It's like having a good friend who is a devout believer in another religion. You can learn a lot from a friend like that, even if you don't pray in his church.
--Robert Shiller
Shiller's statement is about his friend Eugene Fama of the efficient-market theory, of whom Shiller is a critic.
I'm interested in the truthfulness of the analogy. I've always questioned the Fundamentalist approach to Jesus "only." Although a piece of my background was in an evangelical seminary, I'd studied Islam in the Koran and Judaism. The bias to apologetics, a defensive of the so-called Christian gospel, was pervasive. But from today's perspective, it's clear I didn't really move beyond that stupid bias until June of 1987 when youngest graduated from Barnard College. Like the dutiful "religious" that I was at that time, my wife and I attended the Columbia University baccalaureate service.

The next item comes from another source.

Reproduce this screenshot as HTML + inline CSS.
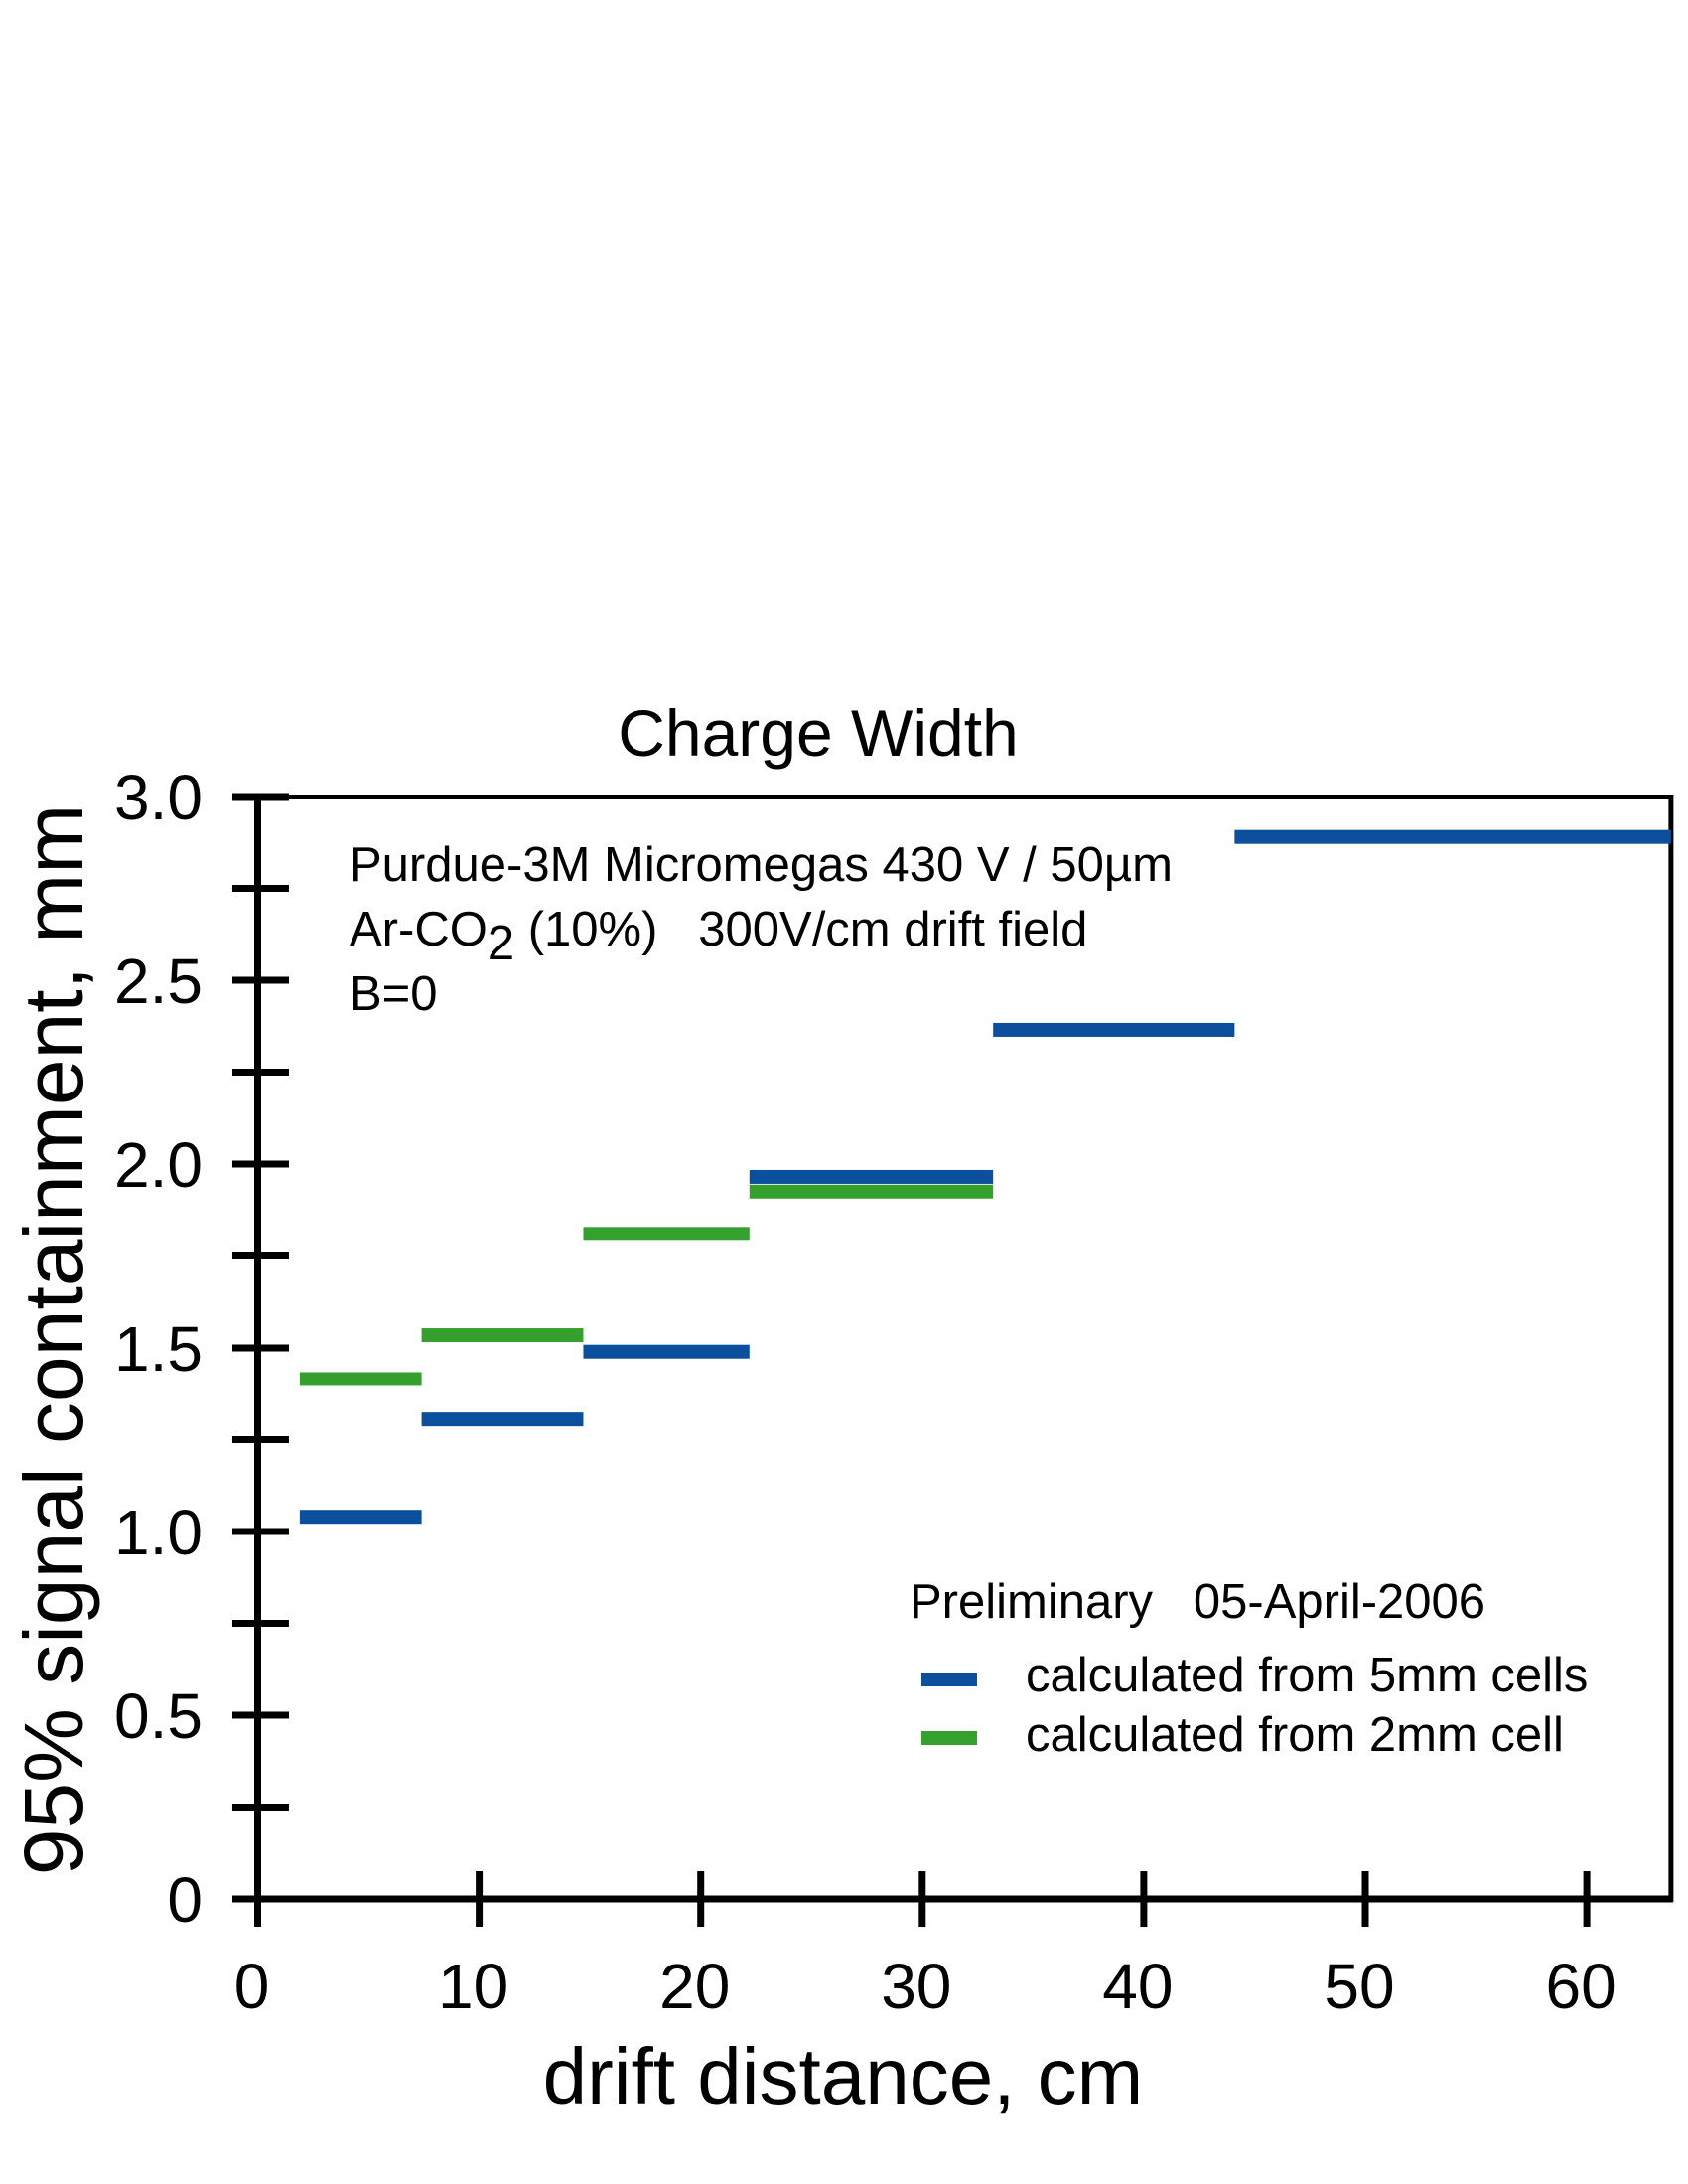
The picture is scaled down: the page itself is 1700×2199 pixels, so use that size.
<!DOCTYPE html>
<html><head><meta charset="utf-8"><style>
html,body{margin:0;padding:0;background:#fff;}
svg{display:block;font-family:"Liberation Sans",Arial,sans-serif;}
</style></head><body>
<svg id="chart" width="1700" height="2199" viewBox="0 0 1700 2199" xmlns="http://www.w3.org/2000/svg">
<rect x="0" y="0" width="1700" height="2199" fill="#fff"/>
<text x="824" y="761" font-size="66" text-anchor="middle">Charge Width</text>
<g id="frame"></g>
<g id="yticks"></g>
<g id="xticks"></g>
<g id="bars"></g>
<text transform="translate(83,1349) rotate(-90)" font-size="84" text-anchor="middle">95% signal containment, mm</text>
<text x="849" y="2118" font-size="80" text-anchor="middle">drift distance, cm</text>
<g font-size="49">
<text x="352" y="887">Purdue-3M Micromegas 430 V / 50µm</text>
<text x="352" y="952" xml:space="preserve">Ar-CO<tspan dy="14">2</tspan><tspan dy="-14"> (10%)   300V/cm drift field</tspan></text>
<text x="352" y="1017">B=0</text>
</g>
<text x="916" y="1629" font-size="49" xml:space="preserve">Preliminary   05-April-2006</text>
<g>
<rect x="928" y="1684" width="56" height="14" fill="#0c4f9c"/>
<text x="1033" y="1703" font-size="49">calculated from 5mm cells</text>
<rect x="928" y="1743" width="56" height="14" fill="#36a02e"/>
<text x="1033" y="1763" font-size="49">calculated from 2mm cell</text>
</g>
</svg>
<script>
const xTicks = [0,10,20,30,40,50,60];
const xTickLabels = ["0","10","20","30","40","50","60"];
const yTicks = [0,0.5,1.0,1.5,2.0,2.5,3.0];
const yTickLabels = ["0","0.5","1.0","1.5","2.0","2.5","3.0"];
const yMinorTicks = [0.25,0.75,1.25,1.75,2.25,2.75];
const blueStart = [1.9,7.4,14.7,22.2,33.2,44.1];
const blueEnd = [7.4,14.7,22.2,33.2,44.1,63.8];
const blueValues = [1.04,1.305,1.49,1.965,2.365,2.89];
const greenStart = [1.9,7.4,14.7,22.2];
const greenEnd = [7.4,14.7,22.2,33.2];
const greenValues = [1.415,1.535,1.81,1.925];

const NS = "http://www.w3.org/2000/svg";
const X0 = 259.5, XS = 22.31, Y0 = 1912, YS = 370;
const xMax = 63.8, yMax = 3.0;
function sx(v){ return X0 + v*XS; }
function sy(v){ return Y0 - v*YS; }
function mk(tag, attrs, parent){
  const e = document.createElementNS(NS, tag);
  for (const k in attrs) e.setAttribute(k, attrs[k]);
  parent.appendChild(e);
  return e;
}
const frame = document.getElementById('frame');
let e;
e = mk('line',{x1:sx(0),y1:sy(yMax),x2:sx(xMax),y2:sy(yMax),stroke:'#000','stroke-width':4},frame);


e = mk('line',{x1:sx(xMax),y1:sy(yMax)-2,x2:sx(xMax),y2:sy(0)+3,stroke:'#000','stroke-width':5},frame);


e = mk('line',{x1:sx(0),y1:sy(yMax),x2:sx(0),y2:1940,stroke:'#000','stroke-width':7},frame);


e = mk('line',{x1:234,y1:sy(0),x2:sx(xMax)+2,y2:sy(0),stroke:'#000','stroke-width':7},frame);



const yt = document.getElementById('yticks');
yTicks.forEach((v,i)=>{
  const l = mk('line',{x1:234,y1:sy(v),x2:291,y2:sy(v),stroke:'#000','stroke-width':7},yt);
  
  
  const t = mk('text',{x:204,y:sy(v)+23,'font-size':64,'text-anchor':'end'},yt);
  t.textContent = yTickLabels[i];
  
  
});
yMinorTicks.forEach(v=>{
  const l = mk('line',{x1:234,y1:sy(v),x2:291,y2:sy(v),stroke:'#000','stroke-width':7},yt);
  
  
});
const xt = document.getElementById('xticks');
xTicks.forEach((v,i)=>{
  if (v>0){
    const l = mk('line',{x1:sx(v),y1:1884,x2:sx(v),y2:1940,stroke:'#000','stroke-width':7},xt);
    
    
  }
  const t = mk('text',{x:sx(v)-6,y:2022,'font-size':64,'text-anchor':'middle'},xt);
  t.textContent = xTickLabels[i];
  
  
});
const bars = document.getElementById('bars');
blueValues.forEach((v,i)=>{
  const r = mk('rect',{x:sx(blueStart[i]),y:sy(v)-7,width:sx(blueEnd[i])-sx(blueStart[i]),height:14,fill:'#0c4f9c'},bars);
  
  
});
greenValues.forEach((v,i)=>{
  const r = mk('rect',{x:sx(greenStart[i]),y:sy(v)-7,width:sx(greenEnd[i])-sx(greenStart[i]),height:14,fill:'#36a02e'},bars);
  
  
});
</script>
</body></html>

I don't remember who spoke, probably a college chaplain. But I do remember the readings by three students. One was a Muslim from the Koran, another a Jew from the Old Testament and the third a Christian from the New Testament. They all read what was essentially the same text with the same message, but from their own scripture.
I wasn't especially surprised, but I saw the similarities of the great faiths laid out in front of me. Growing up in the Detroit area, I was rather open to ethnic diversity, but hadn't stared as closely at religious diversity and had no Muslim friends. Thankfully, the world--and my world--has changed drastically since then. It has become all the more obvious that the trajectory of the biblical tradition is in the direction of inclusion. I celebrate that fact.
So Gene Fama and Bob Shiller have a lot more in common that most might think. "He collects data and he shares it and I use it all the time, and I use many of his theories. Not all of them, of course, but he's a very good guy."